Fastest way to process a large file?

Tags:

I have multiple 3 GB tab delimited files. There are 20 million rows in each file. All the rows have to be independently processed, no relation between any two rows. My question is, what will be faster?

Reading line-by-line?

with open() as infile:     for line in infile:

Reading the file into memory in chunks and processing it, say 250 MB at a time?

The processing is not very complicated, I am just grabbing value in column1 to List1, column2 to List2 etc. Might need to add some column values together.

I am using python 2.7 on a linux box that has 30GB of memory. ASCII Text.

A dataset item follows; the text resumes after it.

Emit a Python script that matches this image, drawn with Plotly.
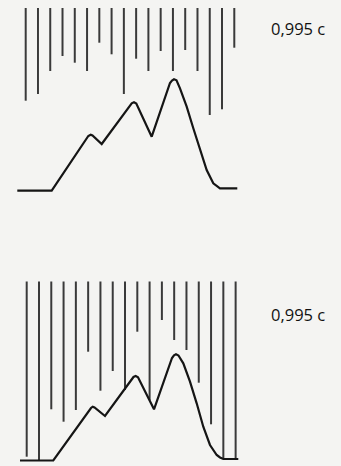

Any way to speed things up in parallel? Right now I am using the former method and the process is very slow. Is using any CSVReader module going to help? I don't have to do it in python, any other language or database use ideas are welcome.

888

asked May 18 '15 02:05

Reise45

2 Answers

It sounds like your code is I/O bound. This means that multiprocessing isn't going to help—if you spend 90% of your time reading from disk, having an extra 7 processes waiting on the next read isn't going to help anything.

And, while using a CSV reading module (whether the stdlib's csv or something like NumPy or Pandas) may be a good idea for simplicity, it's unlikely to make much difference in performance.

Still, it's worth checking that you really are I/O bound, instead of just guessing. Run your program and see whether your CPU usage is close to 0% or close to 100% or a core. Do what Amadan suggested in a comment, and run your program with just pass for the processing and see whether that cuts off 5% of the time or 70%. You may even want to try comparing with a loop over os.open and os.read(1024*1024) or something and see if that's any faster.

Since your using Python 2.x, Python is relying on the C stdio library to guess how much to buffer at a time, so it might be worth forcing it to buffer more. The simplest way to do that is to use readlines(bufsize) for some large bufsize. (You can try different numbers and measure them to see where the peak is. In my experience, usually anything from 64K-8MB is about the same, but depending on your system that may be different—especially if you're, e.g., reading off a network filesystem with great throughput but horrible latency that swamps the throughput-vs.-latency of the actual physical drive and the caching the OS does.)

So, for example:

bufsize = 65536 with open(path) as infile:      while True:         lines = infile.readlines(bufsize)         if not lines:             break         for line in lines:             process(line)

Meanwhile, assuming you're on a 64-bit system, you may want to try using mmap instead of reading the file in the first place. This certainly isn't guaranteed to be better, but it may be better, depending on your system. For example:

with open(path) as infile:     m = mmap.mmap(infile, 0, access=mmap.ACCESS_READ)

A Python mmap is sort of a weird object—it acts like a str and like a file at the same time, so you can, e.g., manually iterate scanning for newlines, or you can call readline on it as if it were a file. Both of those will take more processing from Python than iterating the file as lines or doing batch readlines (because a loop that would be in C is now in pure Python… although maybe you can get around that with re, or with a simple Cython extension?)… but the I/O advantage of the OS knowing what you're doing with the mapping may swamp the CPU disadvantage.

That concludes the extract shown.